Dirceu: O fio da história do Brasil não é o fio das forças da direita
Em entrevista à jornalista Mônica Bergamo, publicada na Folha de S. Paulo desta sexta-feira (20), o ex-ministro José Dirceu afirma que “o país vive uma situação de insegurança e instabilidade jurídica, de violação dos direitos e garantias individuais".
Publicado 20/04/2018 11:27
"O aparato judicial policial se transformou em polícia política”, disse Dirceu ao comentar sobre as perspectivas que tem quanto as batalhas jurídicas. "Como a minha vida é o PT e o projeto que o Lula lidera, eu tenho que me preparar para continuar fazendo política. Eu não posso me render ao fato de que vou ser preso", enfatizou.
Para o ex-ministro, que também é advogado, a onda punitivista que impera nos processos penais contra lideranças políticas está alterando o ordenamento jurídico brasileiro. "Eles acabaram com a progressão penal. Você só pode ser beneficiado se reparar o dano que dizem ter causado. E como, se todos os seus bens estão bloqueados? Acabaram com o indulto. Vamos cumprir a pena toda", reforça.
Apesar disso, José Dirceu demonstra que essa perseguição não abala a sua determinação em luta r pelo país. "Não muda nada. Preso ou aqui fora, vou fazer tudo o que eu fazia: ler, estudar e fazer política.Eu tenho que cumprir a pena. Eu não posso brigar com a cadeia", destacou. O senhor conviveu com Antonio Palocci?
Sobre a perspectiva de Lula ficar preso, José Dirceu disse que "o pior para ele já aconteceu: a indignidade de ser condenado e preso injustamente".
Questionado pela jornalista se em algum momento dessas reflexões na prisão ele cogitava ter errado ou cometido de fato os crimes que foi acusado, José Dirceu reafirmou: "Eu não cometi crimes. Não há nenhuma prova, nenhum empresário ou diretor afirmando que eu pedi alguma coisa na Petrobras. O que eu errei? Na minha relação com [o lobista e delator] Milton Pascowitch. Eu comprei um imóvel, financiei, paguei a entrada. Ele reformou o imóvel. Eu não paguei. Foi um erro meu. Eu não poderia ter estabelecido essa relação. Era um empréstimo não declarado. Que virou propina. Foi uma relação indevida. Admito. Mas não criminosa".
Monica Bergamo então afirma que apesar de Lula ter seu governo aprovado por 83% dos brasileiros, os "desvios de milhões foram comprovados" e questiona: "O fato de vocês terem financiado campanhas com dinheiro de estatais e caixa dois não seria razão para um arrependimento, uma autocrítica?".

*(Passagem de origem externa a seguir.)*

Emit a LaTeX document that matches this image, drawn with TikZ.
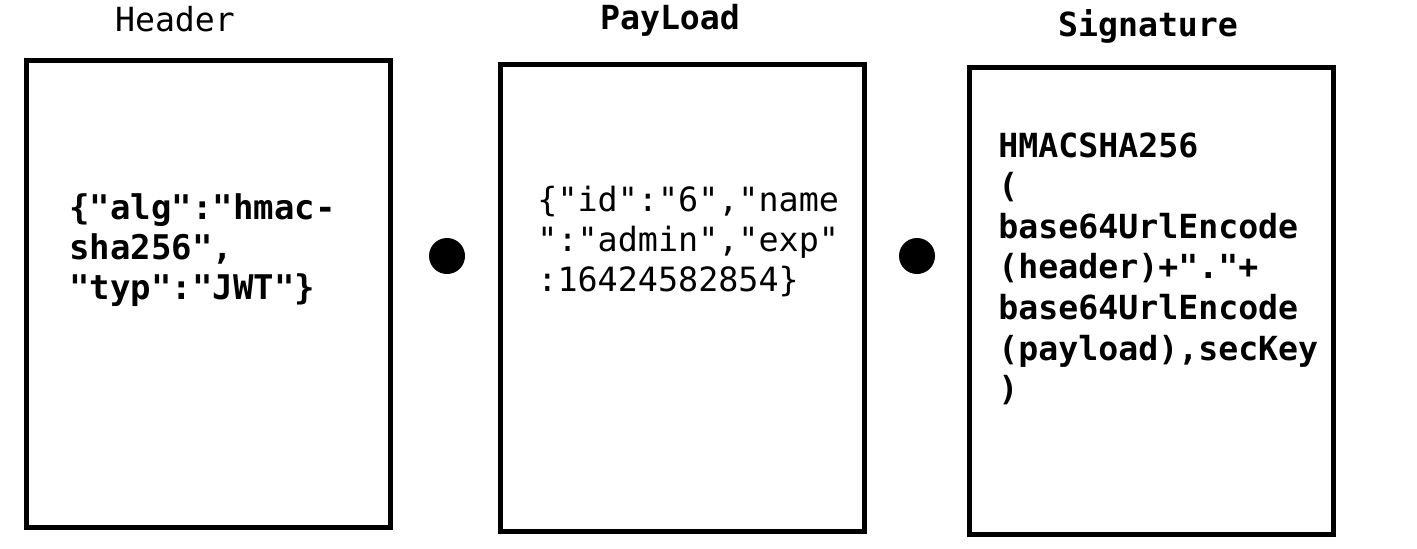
\documentclass[tikz,border=0pt]{standalone}
\usepackage{fontspec}
\newfontfamily\codefont{DejaVu Sans Mono}
\usepackage{tikz}
\usetikzlibrary{positioning}

\begin{document}
\begin{tikzpicture}[
        x=0.5pt, y=-0.5pt,
        part/.style={
            rectangle,
            draw=black,
            line width=2.5pt,
            minimum width=182pt,
            minimum height=233.5pt,
            inner sep=0pt
        },
        title/.style={
            font=\codefont\fontsize{16.6}{20}\selectfont,
            inner sep=0pt
        },
        code/.style={
            anchor=north west,
            align=left,
            inner sep=0pt,
            font=\codefont\bfseries\fontsize{17}{20}\selectfont
        },
        dot/.style={
            circle,
            fill=black,
            minimum size=18pt,
            inner sep=0pt
        }
    ]

    \useasboundingbox (0,0) rectangle (1417,548);

    \node (header) [part] at (208,294) {};

    \node (payload) [part] at (682,298) {};

    \node (signature) [part] at (1151,301) {};

    \node (headertitle) [title] at (175,19) {Header};

    \node (payloadtitle) [title, font=\codefont\bfseries\fontsize{16.6}{20}\selectfont] at (670,20) {PayLoad};

    \node (signaturetitle) [title, font=\codefont\bfseries\fontsize{16.6}{20}\selectfont] at (1148,26) {Signature};

    \node (headertext) [code] at (69,193) {\{"alg":"hmac-\\sha256",\\"typ":"JWT"\}};

    \node (payloadtext) [code, font=\codefont\fontsize{16.7}{20}\selectfont] at (537,186) {\{"id":"6","name\\":"admin","exp"\\:16424582854\}};

    \node (signaturetext) [code, font=\codefont\bfseries\fontsize{16.6}{20.3}\selectfont] at (998,132) {HMACSHA256\\(\\base64UrlEncode\\(header)+"."+\\base64UrlEncode\\(payload),secKey\\)};

    \node (dotone) [dot] at (447,256) {};

    \node (dottwo) [dot] at (917,256) {};

\end{tikzpicture}
\end{document}
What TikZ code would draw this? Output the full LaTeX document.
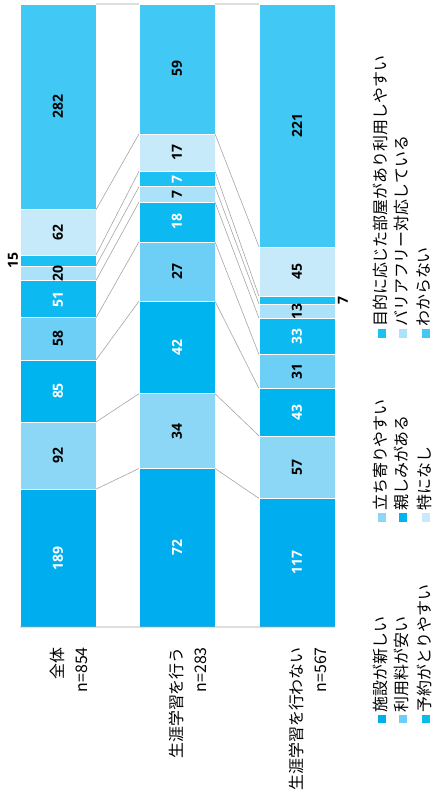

José Dirceu é enfático: "Nós temos que denunciar o que fizeram conosco, e não foi por causa de nossos erros. O legado do Lula, o nascente estado de bem-estar social que ele consolidou, está sendo todo desmontado. Estão desfazendo a era Lula como quiseram desfazer a era Getúlio".
Para ele, o balanço histórico demonstra que "estamos do lado certo e o saldo de tudo o que fizemos é fantástico" e lembra que erros muitos já cometeram. "Eu vou dizer uma coisa para você: a Igreja Católica Apostólica Romana tem uma história de crimes contra a humanidade", frisou. "Não vou nem falar das Cruzadas ou da Inquisição. Se eu for olhar para ela, vou mandar prender todos os padres e bispos porque a pedofilia é generalizada. Ou não é? Mas é a Igreja Católica Apostólica Romana. A vida é assim. O mundo é assim".
E completa: "O PT cometeu erros? Muitos. Mas tem uma coisa: o lado do PT na história, o nosso lado, é o lado do povo, do Brasil".
José Dirceu afirma ainda que há condições de mudar esse cenário. "Pode demorar dois, quatro, seis anos, mas temos. Você não desmonta a estrutura de bem-estar social que o país tem sem consequências. As forças políticas e sociais vão ganhando consciência. Vão surgindo novas lideranças, novos movimentos", disse.
Ele endossa a proposta de unidade das força progressistas nas eleições de 2018. "O país vai ter um longo ciclo de lutas. Mas primeiro é ganhar a eleição. No segundo turno, se as esquerdas se unirem, teremos força para isso", salientou.
Segundo ele, diferentemente de 2014, com o Lula preso, a direita se favorece com o fato de não poder viajar pelo país e fazer debate junto a população, enquanto que "o lado de lá tem a TV Globo, o aparato judicial militar e o poder econômico". "Mas está mais desorganizado e enfraquecido do que nós", frisou.
"Eu tenho confiança de que o fio da história do Brasil não é o fio das forças da direita. O fio da história do Brasil é o fio que nós representamos", concluiu.